Begin INFORMATION PROVIDED

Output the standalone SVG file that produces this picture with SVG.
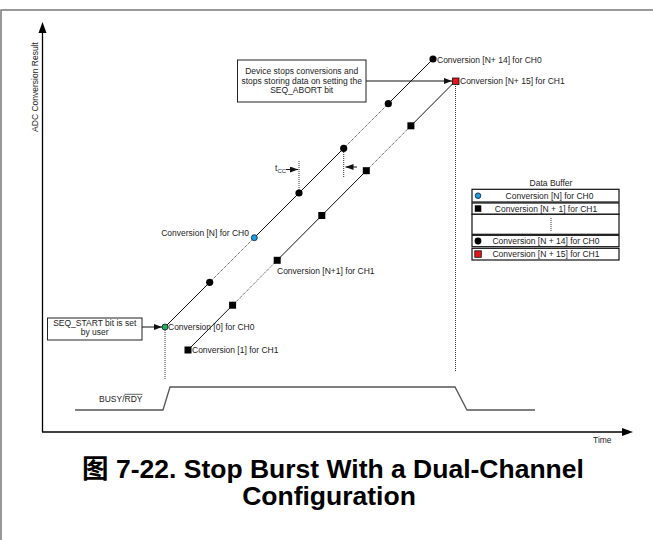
<svg xmlns="http://www.w3.org/2000/svg" width="653" height="540" viewBox="0 0 653 540">
<defs>
<style>
text{font-family:"Liberation Sans","Noto Sans CJK SC",sans-serif;font-size:8.5px;fill:#222}
.cap{font-size:26.5px;font-weight:bold;fill:#000}
.sol{stroke:#111;stroke-width:1;fill:none}
.dot{stroke:#333;stroke-width:1;stroke-dasharray:1 1;fill:none}
.box{fill:#fff;stroke:#222;stroke-width:1}
.tb{fill:#fff;stroke:#111;stroke-width:1.2}
.sig{stroke:#555;stroke-width:1.3;fill:none}
.arr{stroke:#111;stroke-width:1;fill:none;marker-end:url(#ah)}
.bc{fill:#000}
.bs{fill:#000}
</style>
<marker id="ah" viewBox="0 0 8 6" refX="8" refY="3" markerWidth="8" markerHeight="6" orient="auto" markerUnits="userSpaceOnUse"><path d="M0,0 L8,3 L0,6 z" fill="#111"/></marker>
</defs>
<rect width="653" height="540" fill="#fff"/>
<polyline points="1,540 1,10 653,10" fill="none" stroke="#777" stroke-width="1.5"/>

<g id="axes">
<line x1="42.5" y1="432" x2="42.5" y2="33" stroke="#000" stroke-width="1.3"/>
<polygon points="38.5,33 42.5,22 46.5,33" fill="#000"/>
<line x1="42" y1="432" x2="622" y2="432" stroke="#000" stroke-width="1.3"/>
<polygon points="622,428 633,432 622,436" fill="#000"/>
<text transform="translate(38,87) rotate(-90)" text-anchor="middle">ADC Conversion Result</text>
<text x="593" y="443">Time</text>
</g>

<g id="connectors">
<line class="sol" x1="165" y1="327" x2="209.7" y2="282.3"/>
<line class="dot" x1="209.7" y1="282.3" x2="254.3" y2="237.7"/>
<line class="sol" x1="254.3" y1="237.7" x2="343.7" y2="148.3"/>
<line class="dot" x1="343.7" y1="148.3" x2="388.3" y2="103.7"/>
<line class="sol" x1="388.3" y1="103.7" x2="433" y2="59"/>
<line class="sol" x1="188" y1="350" x2="232.6" y2="305.2"/>
<line class="dot" x1="232.6" y1="305.2" x2="277.2" y2="260.3"/>
<line class="sol" x1="277.2" y1="260.3" x2="366.3" y2="170.7"/>
<line class="dot" x1="366.3" y1="170.7" x2="410.9" y2="125.8"/>
<line class="sol" x1="410.9" y1="125.8" x2="455.5" y2="81"/>
<line class="dot" x1="165" y1="330" x2="165" y2="380"/>
<line class="dot" x1="455.5" y1="84" x2="455.5" y2="372"/>
<line class="dot" x1="299" y1="161" x2="299" y2="193"/>
<line class="dot" x1="343.7" y1="148" x2="343.7" y2="177"/>
<line class="arr" x1="142" y1="327" x2="162" y2="327"/>
<line class="arr" x1="366" y1="81" x2="452" y2="81"/>
<line class="arr" x1="286" y1="169.5" x2="298" y2="169.5"/>
<line class="arr" x1="357" y1="167" x2="345.5" y2="167"/>
<polyline class="sig" points="75,410 163,410 170,387 455,387 467,410 535,410"/>
</g>

<g id="ch0-points">
<circle cx="165" cy="327" r="3" fill="#22b14c" stroke="#114" stroke-width="0.8"/>
<circle class="bc" cx="209.7" cy="282.3" r="3.6"/>
<circle cx="254.3" cy="237.7" r="3" fill="#1ba1e2" stroke="#113" stroke-width="0.8"/>
<circle class="bc" cx="299" cy="193" r="3.6"/>
<circle class="bc" cx="343.7" cy="148.3" r="3.6"/>
<circle class="bc" cx="388.3" cy="103.7" r="3.6"/>
<circle class="bc" cx="433" cy="59" r="3.6"/>
</g>
<g id="ch1-points">
<rect class="bs" x="184.5" y="346.5" width="7" height="7"/>
<rect class="bs" x="229.1" y="301.7" width="7" height="7"/>
<rect class="bs" x="273.7" y="256.8" width="7" height="7"/>
<rect class="bs" x="318.3" y="212" width="7" height="7"/>
<rect class="bs" x="362.8" y="167.2" width="7" height="7"/>
<rect class="bs" x="407.4" y="122.3" width="7" height="7"/>
<rect x="452.5" y="78" width="6.5" height="6.5" fill="#e8141c" stroke="#111" stroke-width="0.8"/>
</g>

<g id="labels">
<text x="437" y="63">Conversion [N+ 14] for CH0</text>
<text x="460" y="84">Conversion [N+ 15] for CH1</text>
<text x="249" y="236.3" text-anchor="end">Conversion [N] for CH0</text>
<text x="277" y="273.7">Conversion [N+1] for CH1</text>
<text x="168" y="330">Conversion [0] for CH0</text>
<text x="192" y="353">Conversion [1] for CH1</text>
<text x="275" y="171">t<tspan font-size="6" dy="1.5">CC</tspan></text>
</g>

<g id="abort-note">
<rect class="box" x="237.5" y="60" width="128.5" height="42"/>
<text x="301.7" y="74" text-anchor="middle">Device stops conversions and</text>
<text x="301.7" y="83.7" text-anchor="middle">stops storing data on setting the</text>
<text x="301.7" y="93.4" text-anchor="middle">SEQ_ABORT bit</text>
</g>

<g id="seq-start">
<rect class="box" x="47.5" y="318" width="94.5" height="22"/>
<text x="94.7" y="325.8" text-anchor="middle">SEQ_START bit is set</text>
<text x="94.7" y="335.4" text-anchor="middle">by user</text>
</g>

<g id="data-buffer">
<text x="551" y="186" text-anchor="middle">Data Buffer</text>
<rect class="tb" x="472" y="189.3" width="147" height="12.7"/>
<rect class="tb" x="472" y="203" width="147" height="11.3"/>
<rect class="tb" x="472" y="214.3" width="147" height="20"/>
<rect class="tb" x="472" y="235.3" width="147" height="11.4"/>
<rect class="tb" x="472" y="248.3" width="147" height="11.7"/>
<circle cx="478" cy="195.7" r="2.8" fill="#1ba1e2" stroke="#113" stroke-width="0.8"/>
<rect x="474.8" y="205.3" width="6.5" height="6.5" fill="#000"/>
<line class="dot" x1="551" y1="218" x2="551" y2="231"/>
<circle cx="478" cy="241" r="3.4" fill="#000"/>
<rect x="474.8" y="250.8" width="6.5" height="6.5" fill="#e8141c" stroke="#111" stroke-width="0.8"/>
<text x="549.5" y="198.7" text-anchor="middle">Conversion [N] for CH0</text>
<text x="546" y="211.7" text-anchor="middle">Conversion [N + 1] for CH1</text>
<text x="546" y="244" text-anchor="middle">Conversion [N + 14] for CH0</text>
<text x="546" y="257.2" text-anchor="middle">Conversion [N + 15] for CH1</text>
</g>

<g id="busy-label">
<text x="99" y="402">BUSY/RDY</text>
<line x1="124.5" y1="394.3" x2="142.5" y2="394.3" stroke="#222" stroke-width="0.7"/>
</g>

<g id="caption">
<text class="cap" x="333" y="478" text-anchor="middle">图 7-22. Stop Burst With a Dual-Channel</text>
<text class="cap" x="329" y="505" text-anchor="middle">Configuration</text>
</g>
</svg>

End INFORMATION PROVIDED

▸ **WRITTEN REQUEST**
Reproduce each line word for word and drop the pictures.

▸ **THE REPLY**
Output the standalone SVG file that produces this picture with SVG.
<svg xmlns="http://www.w3.org/2000/svg" width="653" height="540" viewBox="0 0 653 540">
<defs>
<style>
text{font-family:"Liberation Sans","Noto Sans CJK SC",sans-serif;font-size:8.5px;fill:#222}
.cap{font-size:26.5px;font-weight:bold;fill:#000}
.sol{stroke:#111;stroke-width:1;fill:none}
.dot{stroke:#333;stroke-width:1;stroke-dasharray:1 1;fill:none}
.box{fill:#fff;stroke:#222;stroke-width:1}
.tb{fill:#fff;stroke:#111;stroke-width:1.2}
.sig{stroke:#555;stroke-width:1.3;fill:none}
.arr{stroke:#111;stroke-width:1;fill:none;marker-end:url(#ah)}
.bc{fill:#000}
.bs{fill:#000}
</style>
<marker id="ah" viewBox="0 0 8 6" refX="8" refY="3" markerWidth="8" markerHeight="6" orient="auto" markerUnits="userSpaceOnUse"><path d="M0,0 L8,3 L0,6 z" fill="#111"/></marker>
</defs>
<rect width="653" height="540" fill="#fff"/>
<polyline points="1,540 1,10 653,10" fill="none" stroke="#777" stroke-width="1.5"/>

<g id="axes">
<line x1="42.5" y1="432" x2="42.5" y2="33" stroke="#000" stroke-width="1.3"/>
<polygon points="38.5,33 42.5,22 46.5,33" fill="#000"/>
<line x1="42" y1="432" x2="622" y2="432" stroke="#000" stroke-width="1.3"/>
<polygon points="622,428 633,432 622,436" fill="#000"/>
<text transform="translate(38,87) rotate(-90)" text-anchor="middle">ADC Conversion Result</text>
<text x="593" y="443">Time</text>
</g>

<g id="connectors">
<line class="sol" x1="165" y1="327" x2="209.7" y2="282.3"/>
<line class="dot" x1="209.7" y1="282.3" x2="254.3" y2="237.7"/>
<line class="sol" x1="254.3" y1="237.7" x2="343.7" y2="148.3"/>
<line class="dot" x1="343.7" y1="148.3" x2="388.3" y2="103.7"/>
<line class="sol" x1="388.3" y1="103.7" x2="433" y2="59"/>
<line class="sol" x1="188" y1="350" x2="232.6" y2="305.2"/>
<line class="dot" x1="232.6" y1="305.2" x2="277.2" y2="260.3"/>
<line class="sol" x1="277.2" y1="260.3" x2="366.3" y2="170.7"/>
<line class="dot" x1="366.3" y1="170.7" x2="410.9" y2="125.8"/>
<line class="sol" x1="410.9" y1="125.8" x2="455.5" y2="81"/>
<line class="dot" x1="165" y1="330" x2="165" y2="380"/>
<line class="dot" x1="455.5" y1="84" x2="455.5" y2="372"/>
<line class="dot" x1="299" y1="161" x2="299" y2="193"/>
<line class="dot" x1="343.7" y1="148" x2="343.7" y2="177"/>
<line class="arr" x1="142" y1="327" x2="162" y2="327"/>
<line class="arr" x1="366" y1="81" x2="452" y2="81"/>
<line class="arr" x1="286" y1="169.5" x2="298" y2="169.5"/>
<line class="arr" x1="357" y1="167" x2="345.5" y2="167"/>
<polyline class="sig" points="75,410 163,410 170,387 455,387 467,410 535,410"/>
</g>

<g id="ch0-points">
<circle cx="165" cy="327" r="3" fill="#22b14c" stroke="#114" stroke-width="0.8"/>
<circle class="bc" cx="209.7" cy="282.3" r="3.6"/>
<circle cx="254.3" cy="237.7" r="3" fill="#1ba1e2" stroke="#113" stroke-width="0.8"/>
<circle class="bc" cx="299" cy="193" r="3.6"/>
<circle class="bc" cx="343.7" cy="148.3" r="3.6"/>
<circle class="bc" cx="388.3" cy="103.7" r="3.6"/>
<circle class="bc" cx="433" cy="59" r="3.6"/>
</g>
<g id="ch1-points">
<rect class="bs" x="184.5" y="346.5" width="7" height="7"/>
<rect class="bs" x="229.1" y="301.7" width="7" height="7"/>
<rect class="bs" x="273.7" y="256.8" width="7" height="7"/>
<rect class="bs" x="318.3" y="212" width="7" height="7"/>
<rect class="bs" x="362.8" y="167.2" width="7" height="7"/>
<rect class="bs" x="407.4" y="122.3" width="7" height="7"/>
<rect x="452.5" y="78" width="6.5" height="6.5" fill="#e8141c" stroke="#111" stroke-width="0.8"/>
</g>

<g id="labels">
<text x="437" y="63">Conversion [N+ 14] for CH0</text>
<text x="460" y="84">Conversion [N+ 15] for CH1</text>
<text x="249" y="236.3" text-anchor="end">Conversion [N] for CH0</text>
<text x="277" y="273.7">Conversion [N+1] for CH1</text>
<text x="168" y="330">Conversion [0] for CH0</text>
<text x="192" y="353">Conversion [1] for CH1</text>
<text x="275" y="171">t<tspan font-size="6" dy="1.5">CC</tspan></text>
</g>

<g id="abort-note">
<rect class="box" x="237.5" y="60" width="128.5" height="42"/>
<text x="301.7" y="74" text-anchor="middle">Device stops conversions and</text>
<text x="301.7" y="83.7" text-anchor="middle">stops storing data on setting the</text>
<text x="301.7" y="93.4" text-anchor="middle">SEQ_ABORT bit</text>
</g>

<g id="seq-start">
<rect class="box" x="47.5" y="318" width="94.5" height="22"/>
<text x="94.7" y="325.8" text-anchor="middle">SEQ_START bit is set</text>
<text x="94.7" y="335.4" text-anchor="middle">by user</text>
</g>

<g id="data-buffer">
<text x="551" y="186" text-anchor="middle">Data Buffer</text>
<rect class="tb" x="472" y="189.3" width="147" height="12.7"/>
<rect class="tb" x="472" y="203" width="147" height="11.3"/>
<rect class="tb" x="472" y="214.3" width="147" height="20"/>
<rect class="tb" x="472" y="235.3" width="147" height="11.4"/>
<rect class="tb" x="472" y="248.3" width="147" height="11.7"/>
<circle cx="478" cy="195.7" r="2.8" fill="#1ba1e2" stroke="#113" stroke-width="0.8"/>
<rect x="474.8" y="205.3" width="6.5" height="6.5" fill="#000"/>
<line class="dot" x1="551" y1="218" x2="551" y2="231"/>
<circle cx="478" cy="241" r="3.4" fill="#000"/>
<rect x="474.8" y="250.8" width="6.5" height="6.5" fill="#e8141c" stroke="#111" stroke-width="0.8"/>
<text x="549.5" y="198.7" text-anchor="middle">Conversion [N] for CH0</text>
<text x="546" y="211.7" text-anchor="middle">Conversion [N + 1] for CH1</text>
<text x="546" y="244" text-anchor="middle">Conversion [N + 14] for CH0</text>
<text x="546" y="257.2" text-anchor="middle">Conversion [N + 15] for CH1</text>
</g>

<g id="busy-label">
<text x="99" y="402">BUSY/RDY</text>
<line x1="124.5" y1="394.3" x2="142.5" y2="394.3" stroke="#222" stroke-width="0.7"/>
</g>

<g id="caption">
<text class="cap" x="333" y="478" text-anchor="middle">图 7-22. Stop Burst With a Dual-Channel</text>
<text class="cap" x="329" y="505" text-anchor="middle">Configuration</text>
</g>
</svg>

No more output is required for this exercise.